A atriz Charlotte Rampling, 68, garota-propaganda de maquiagem. Foto: Divulgação
A atriz Charlotte Rampling, 68, garota-propaganda de maquiagem. Foto: Divulgação
Algumas grandes marcas têm buscado se lançar mais “age-friendly”, digamos, às vezes de uma forma meio estereotipada. Ao mesmo tempo, critica-se muito na moda o ideal de juventude cada vez mais precoce; o tamanho-padrão foi 38, depois 36 e já há muitas modelos 34 (a barreira é mais na altura do que na largura das peças). Essas campanhas são mesmo tão libertadoras quanto aparentam?

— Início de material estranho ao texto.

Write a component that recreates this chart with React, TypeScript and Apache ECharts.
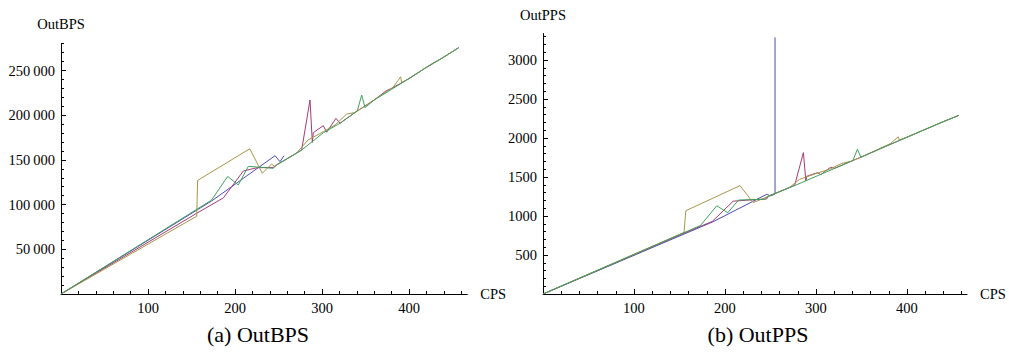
import React, { useEffect, useRef } from "react";
import * as echarts from "echarts";

// ---- tick labels ----
const cpsTicks = [100, 200, 300, 400];
const bpsTicks = [50000, 100000, 150000, 200000, 250000];
const ppsTicks = [500, 1000, 1500, 2000, 2500, 3000];

// ---- OutBPS series: [CPS, OutBPS] ----
const blueBPS = [[0, 0], [173, 104000], [246, 154700], [251.7, 148000], [256.3, 154700]];
const magentaBPS = [
  [0, 0], [156, 90300], [186.6, 107500], [209.6, 137600], [225, 141200], [244, 141700], [248, 144500],
  [276.6, 161000], [286.2, 217000], [288.9, 169500], [290, 180500], [301.5, 188300], [305.4, 181000],
  [316, 196500], [320.7, 191000], [340, 204500], [360, 217000], [374, 227500], [380, 230000],
  [400, 241000], [420, 253500], [440, 265000], [457, 275500],
];
const oliveBPS = [
  [0, 0], [156, 87000], [157, 127000], [217, 162500], [231.4, 135000], [242, 145400], [246, 142400],
  [248, 144500], [270, 157000], [284, 172300], [301.5, 181600], [315, 189000], [328.4, 201300],
  [338, 203000], [350, 210500], [382, 231500], [390.4, 243000], [391.6, 236500], [400, 241000],
  [426, 257500], [440, 265000], [457, 275500],
];
const greenBPS = [
  [0, 0], [173, 105000], [191.6, 131500], [203.8, 122000], [215.3, 142800], [244, 140600], [248, 144500],
  [276.6, 161000], [301.5, 180400], [320.7, 191000], [340.6, 205000], [345.6, 222600], [349.4, 208500],
  [360, 217000], [380, 229000], [400, 241000], [420, 253500], [440, 265000], [457, 275500],
];

// ---- OutPPS series: [CPS, OutPPS] ----
const bluePPS = [[0, 0], [187, 927], [245.8, 1278], [250.5, 1258], [255, 1282], [255, 3290]];
const magentaPPS = [
  [0, 0], [156, 785], [186, 930], [209, 1190], [224, 1203], [245.8, 1218], [248, 1255],
  [276.6, 1395], [286.2, 1812], [288.9, 1450], [290, 1510], [301.5, 1555], [305.4, 1530],
  [316, 1625], [320.7, 1612], [340, 1708], [360, 1808], [380, 1910], [400, 2010], [420, 2110],
  [440, 2210], [457, 2290],
];
const olivePPS = [
  [0, 0], [155, 790], [157, 1068], [216.5, 1389], [231, 1172], [240, 1214], [248, 1255],
  [270, 1358], [282, 1470], [300.8, 1547], [315, 1600], [328.4, 1675], [338, 1700], [350, 1757],
  [382, 1930], [390.4, 2015], [391.6, 1975], [400, 2010], [426, 2140], [440, 2210], [457, 2290],
];
const greenPPS = [
  [0, 0], [173, 878], [191, 1132], [203, 1042], [215, 1205], [244, 1215], [248, 1255],
  [276.6, 1390], [301.5, 1515], [320.7, 1612], [340.6, 1712], [345.6, 1855], [349.4, 1752],
  [360, 1808], [380, 1910], [400, 2010], [420, 2110], [440, 2210], [457, 2290],
];

const captions = ["(a) OutBPS", "(b) OutPPS"];
const colors = { blue: "#4b4bb6", magenta: "#a63a76", olive: "#a8964a", green: "#3fa05e" };

const FONT = "'Liberation Serif', 'Times New Roman', serif";

function steps(step: number, max: number) {
  const out: number[] = [];
  for (let v = step; v <= max; v += step) out.push(v);
  return out;
}

function fmtThousands(v: number) {
  if (v < 10000) return String(v);
  const hi = Math.floor(v / 1000);
  const lo = String(v % 1000).padStart(3, "0");
  return hi + "\u2009" + lo;
}

export default function App() {
  const ref = useRef<HTMLDivElement>(null);
  useEffect(() => {
    if (!ref.current) return;
    const chart = echarts.init(ref.current, undefined, { renderer: "svg" });
    const black = "#000";
    const textStyle = { color: black, fontSize: 14.5, fontFamily: FONT };

    const majorX = (grid: number, max: number) => ({
      type: "value", gridIndex: grid, min: 0, max, position: "bottom",
      name: "CPS", nameLocation: "end", nameGap: 13, nameTextStyle: { ...textStyle, align: "left", verticalAlign: "middle" },
      axisLine: { show: true, onZero: false, lineStyle: { color: black, width: 1 } },
      axisTick: { show: true, inside: true, length: 5, customValues: cpsTicks, lineStyle: { color: black, width: 1 } },
      axisLabel: { show: true, customValues: cpsTicks, margin: 6, ...textStyle },
      splitLine: { show: false },
    });
    const minorX = (grid: number, max: number) => ({
      type: "value", gridIndex: grid, min: 0, max, position: "bottom",
      axisLine: { show: false, onZero: false },
      axisTick: { show: true, inside: true, length: 3, customValues: steps(20, 460), lineStyle: { color: black, width: 1 } },
      axisLabel: { show: false },
      splitLine: { show: false },
    });
    const majorY = (grid: number, max: number, name: string, ticks: number[], gap: number, fmt: (v: number) => string) => ({
      type: "value", gridIndex: grid, min: 0, max, position: "left",
      name, nameLocation: "end", nameGap: gap, nameTextStyle: { ...textStyle },
      axisLine: { show: true, onZero: false, lineStyle: { color: black, width: 1 } },
      axisTick: { show: true, inside: true, length: 5, customValues: ticks, lineStyle: { color: black, width: 1 } },
      axisLabel: { show: true, customValues: ticks, margin: 6, formatter: fmt, ...textStyle },
      splitLine: { show: false },
    });
    const minorY = (grid: number, max: number, minor: number[]) => ({
      type: "value", gridIndex: grid, min: 0, max, position: "left",
      axisLine: { show: false, onZero: false },
      axisTick: { show: true, inside: true, length: 3, customValues: minor, lineStyle: { color: black, width: 1 } },
      axisLabel: { show: false },
      splitLine: { show: false },
    });

    const line = (data: number[][], color: string, axis: number) => ({
      type: "line", xAxisIndex: axis, yAxisIndex: axis, data,
      showSymbol: false, symbol: "none", silent: true,
      lineStyle: { width: 1, color }, itemStyle: { color },
      emphasis: { disabled: true },
    });

    chart.setOption({
      animation: false,
      backgroundColor: "#fff",
      grid: [
        { left: 61, top: 43.7, width: 406.3, height: 250.3 },
        { left: 543, top: 33.5, width: 424, height: 260.5 },
      ],
      xAxis: [majorX(0, 467), minorX(0, 467), majorX(1, 466), minorX(1, 466)],
      yAxis: [
        majorY(0, 280000, "OutBPS", bpsTicks, 12, fmtThousands),
        minorY(0, 280000, steps(10000, 280000)),
        majorY(1, 3340, "OutPPS", ppsTicks, 11, (v: number) => String(v)),
        minorY(1, 3340, steps(100, 3300)),
      ],
      series: [
        line(blueBPS, colors.blue, 0),
        line(magentaBPS, colors.magenta, 0),
        line(oliveBPS, colors.olive, 0),
        line(greenBPS, colors.green, 0),
        line(bluePPS, colors.blue, 2),
        line(magentaPPS, colors.magenta, 2),
        line(olivePPS, colors.olive, 2),
        line(greenPPS, colors.green, 2),
      ],
      graphic: [
        { type: "text", x: 258, y: 334, style: { text: captions[0], font: `22px ${FONT}`, fill: black, textAlign: "center", textVerticalAlign: "middle", align: "center", verticalAlign: "middle" } },
        { type: "text", x: 758, y: 334, style: { text: captions[1], font: `22px ${FONT}`, fill: black, textAlign: "center", textVerticalAlign: "middle", align: "center", verticalAlign: "middle" } },
      ],
    });
    return () => chart.dispose();
  }, []);
  return <div ref={ref} style={{ position: "absolute", left: 0, top: 0, width: 1009, height: 354 }} />;
}
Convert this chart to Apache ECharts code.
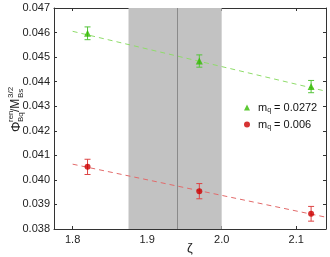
<!DOCTYPE html>
<html><head><meta charset="utf-8">
<script src="https://cdn.jsdelivr.net/npm/echarts@6/dist/echarts.min.js"></script>
<style>html,body{margin:0;padding:0;background:#fff}#c{width:330px;height:257px}</style>
</head><body><div id="c"></div>
<script>
const zeta = [1.82, 1.97, 2.12];
const heavyVals = [0.04597, 0.04484, 0.04380];
const heavyErr = [0.00026, 0.00025, 0.00025];
const lightVals = [0.04053, 0.03954, 0.03862];
const lightErr = [0.00031, 0.00031, 0.00030];
const heavyFit = [[1.8, 0.04605], [2.14, 0.04361]];
const lightFit = [[1.8, 0.04064], [2.14, 0.03848]];
const band = [1.875, 2.0];
const bandCenter = 1.9375;
const xTicks = [1.8, 1.9, 2.0, 2.1];
const heavyName = 'mq = 0.0272';
const lightName = 'mq = 0.006';

const FONT = 'Liberation Sans';
function errSeries(vals, errs, color) {
  return {
    type: 'custom', silent: true, z: 3,
    data: zeta.map((z, i) => [z, vals[i] - errs[i], vals[i] + errs[i]]),
    renderItem: function (params, api) {
      const lo = api.coord([api.value(0), api.value(1)]);
      const hi = api.coord([api.value(0), api.value(2)]);
      const w = 3;
      const st = {stroke: color, lineWidth: 1};
      return {type: 'group', children: [
        {type: 'line', shape: {x1: lo[0], y1: lo[1], x2: hi[0], y2: hi[1]}, style: st},
        {type: 'line', shape: {x1: lo[0] - w, y1: lo[1], x2: lo[0] + w, y2: lo[1]}, style: st},
        {type: 'line', shape: {x1: hi[0] - w, y1: hi[1], x2: hi[0] + w, y2: hi[1]}, style: st}
      ]};
    }
  };
}
const chart = echarts.init(document.getElementById('c'), null, {renderer: 'canvas'});
const axisLine = {show: true, lineStyle: {color: '#333', width: 1}};
const option = {
  animation: false,
  textStyle: {fontFamily: FONT},
  grid: {left: 54, top: 8, right: 4, bottom: 28},
  xAxis: [{
    type: 'value', min: 1.775, max: 2.14,
    axisLine: axisLine, splitLine: {show: false},
    axisTick: {show: true, inside: true, length: 3, lineStyle: {color: '#333'}, customValues: xTicks},
    axisLabel: {fontSize: 11, color: '#222', margin: 5, fontFamily: FONT, customValues: xTicks,
      formatter: v => v.toFixed(1)}
  }, {
    type: 'value', min: 1.775, max: 2.14, position: 'top',
    axisLine: axisLine, splitLine: {show: false},
    axisTick: {show: true, inside: true, length: 3, lineStyle: {color: '#333'}, customValues: xTicks},
    axisLabel: {show: false}
  }],
  yAxis: [{
    type: 'value', min: 0.038, max: 0.047, interval: 0.001,
    axisLine: axisLine, splitLine: {show: false},
    axisTick: {show: true, inside: true, length: 3, lineStyle: {color: '#333'}},
    axisLabel: {fontSize: 11, color: '#222', margin: 4, fontFamily: FONT, formatter: v => v.toFixed(3)}
  }, {
    type: 'value', min: 0.038, max: 0.047, interval: 0.001, position: 'right',
    axisLine: axisLine, splitLine: {show: false},
    axisTick: {show: true, inside: true, length: 3, lineStyle: {color: '#333'}},
    axisLabel: {show: false}
  }],
  legend: {
    orient: 'vertical', left: 239, top: 97, itemWidth: 6, itemHeight: 6, itemGap: 5,
    data: [{name: heavyName, icon: 'triangle'}, {name: lightName, icon: 'circle'}],
    formatter: function (n) { return '{m|m}{q|q}{t|' + n.slice(2) + '}'; },
    textStyle: {fontFamily: FONT, color: '#111', padding: [0, 0, 0, 3], rich: {
      m: {fontSize: 11, fontFamily: FONT, color: '#111'},
      q: {fontSize: 7, fontFamily: FONT, color: '#111', verticalAlign: 'bottom', padding: [6, 0, 0, 0]},
      t: {fontSize: 11, fontFamily: FONT, color: '#111'}
    }}
  },
  series: [
    {type: 'line', data: [], z: 0, silent: true,
      markArea: {silent: true, itemStyle: {color: '#c2c2c2'}, data: [[{xAxis: band[0]}, {xAxis: band[1]}]]},
      markLine: {silent: true, symbol: 'none', label: {show: false}, lineStyle: {color: '#8a8a8a', width: 1, type: 'solid'},
        data: [{xAxis: bandCenter}]}},
    {type: 'line', data: heavyFit, symbol: 'none', z: 2, silent: true,
      lineStyle: {color: '#8fdc6a', width: 1, type: [5, 4]}},
    {type: 'line', data: lightFit, symbol: 'none', z: 2, silent: true,
      lineStyle: {color: '#e26a6a', width: 1, type: [5, 4]}},
    errSeries(heavyVals, heavyErr, '#55c43a'),
    errSeries(lightVals, lightErr, '#dd4444'),
    {name: heavyName, type: 'scatter', symbol: 'triangle', symbolSize: 7, z: 4,
      itemStyle: {color: '#33bb00'}, data: zeta.map((z, i) => [z, heavyVals[i]])},
    {name: lightName, type: 'scatter', symbol: 'circle', symbolSize: 6, z: 4,
      itemStyle: {color: '#cc0000'}, data: zeta.map((z, i) => [z, lightVals[i]])}
  ],
  graphic: [
    {type: 'text', left: 187, top: 242, style: {text: 'ζ', font: '13px ' + FONT, fill: '#222'}},
    {type: 'group', x: 16, y: 132, rotation: Math.PI / 2, children: [
      {type: 'text', x: 0, y: 0, style: {text: 'Φ', font: '13px ' + FONT, fill: '#222', textVerticalAlign: 'middle'}},
      {type: 'text', x: 10, y: -5, style: {text: 'ren', font: '8px ' + FONT, fill: '#222', textVerticalAlign: 'middle'}},
      {type: 'text', x: 10, y: 5, style: {text: 'Bq', font: '8px ' + FONT, fill: '#222', textVerticalAlign: 'middle'}},
      {type: 'text', x: 20, y: 0, style: {text: '/M', font: '12px ' + FONT, fill: '#222', textVerticalAlign: 'middle'}},
      {type: 'text', x: 34, y: -5, style: {text: '3/2', font: '8px ' + FONT, fill: '#222', textVerticalAlign: 'middle'}},
      {type: 'text', x: 34, y: 5, style: {text: 'Bs', font: '8px ' + FONT, fill: '#222', textVerticalAlign: 'middle'}}
    ]}
  ]
};
chart.setOption(option);
</script></body></html>
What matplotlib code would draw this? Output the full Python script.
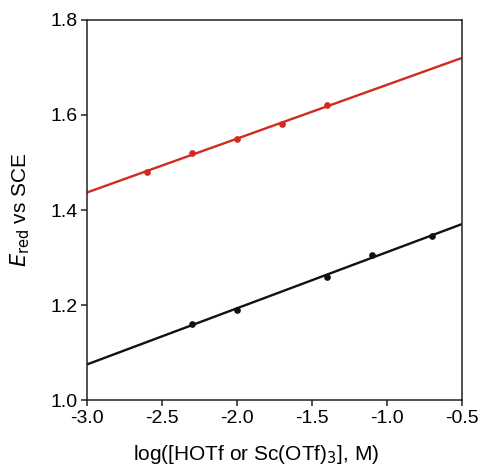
import numpy as np
import matplotlib
matplotlib.use("Agg")
import matplotlib.pyplot as plt

plt.rcParams['font.family'] = ['Liberation Sans', 'DejaVu Sans']

# log of acid concentration and reduction potentials
x_hotf = [-2.6, -2.3, -2.0, -1.7, -1.4]
e_hotf = [1.48, 1.52, 1.55, 1.58, 1.62]

x_sc = [-2.3, -2.0, -1.4, -1.1, -0.7]
e_sc = [1.16, 1.19, 1.26, 1.305, 1.345]

x_ticks = [-3.0, -2.5, -2.0, -1.5, -1.0, -0.5]
y_ticks = [1.0, 1.2, 1.4, 1.6, 1.8]

fig = plt.figure(figsize=(4.79, 4.66), dpi=100)
ax = fig.add_axes([0.181, 0.1416, 0.783, 0.8155])

xline = np.array([-3.0, -0.5])
for xs, ys, col in [(x_hotf, e_hotf, '#d12a1e'), (x_sc, e_sc, '#111111')]:
    k, b = np.polyfit(xs, ys, 1)
    ax.plot(xline, k * xline + b, color=col, lw=1.7, solid_capstyle='butt', zorder=2)
    ax.plot(xs, ys, 'o', color=col, ms=3.8, zorder=3)

ax.set_xlim(-3.0, -0.5)
ax.set_ylim(1.0, 1.8)
ax.set_xticks(x_ticks)
ax.set_xticklabels([f"{v:.1f}" for v in x_ticks])
ax.set_yticks(y_ticks)
ax.set_yticklabels([f"{v:.1f}" for v in y_ticks])
ax.tick_params(direction='out', length=4.5, width=1.1, labelsize=14, color='#222222',
               top=False, right=False)
ax.tick_params(axis='x', pad=3)
ax.tick_params(axis='y', pad=2)
for s in ax.spines.values():
    s.set_linewidth(1.1)
    s.set_color('#222222')

ax.set_xlabel('log([HOTf or Sc(OTf)$_3$], M)', fontsize=15, labelpad=11, x=0.451)
ax.set_ylabel(r'$\mathit{E}_{\mathrm{red}}$ vs SCE', fontsize=15, labelpad=13)

fig.savefig('out.png', dpi=100)
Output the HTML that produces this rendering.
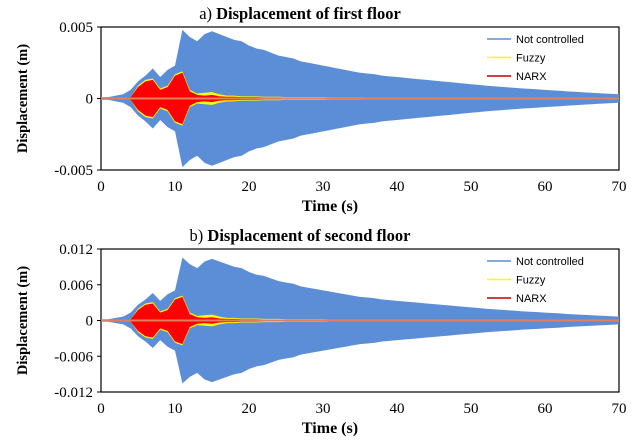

Não defendo que o velhinho tem de ser “cool”. Ele tem que fazer o que quiser. O velho tem que viajar, ficar em casa, fazer o que quiser. Mas não acho que essas campanhas estejam fazendo isso, não. Estão dando novos modelos de beleza. É uma necessidade para a realidade de envelhecimento do dia de hoje, sabe? Não é otimismo nem pessimismo. Pesquiso isso há muito tempo, dou palestras e se fosse modinha já teria passado. É mais do que isso, é o pedido de um público que quer alternativas de beleza. O problema não é colocar meninas magras, é só colocar meninas magras e lindas. Pode colocar todas, mas colocar só uma que é o problema.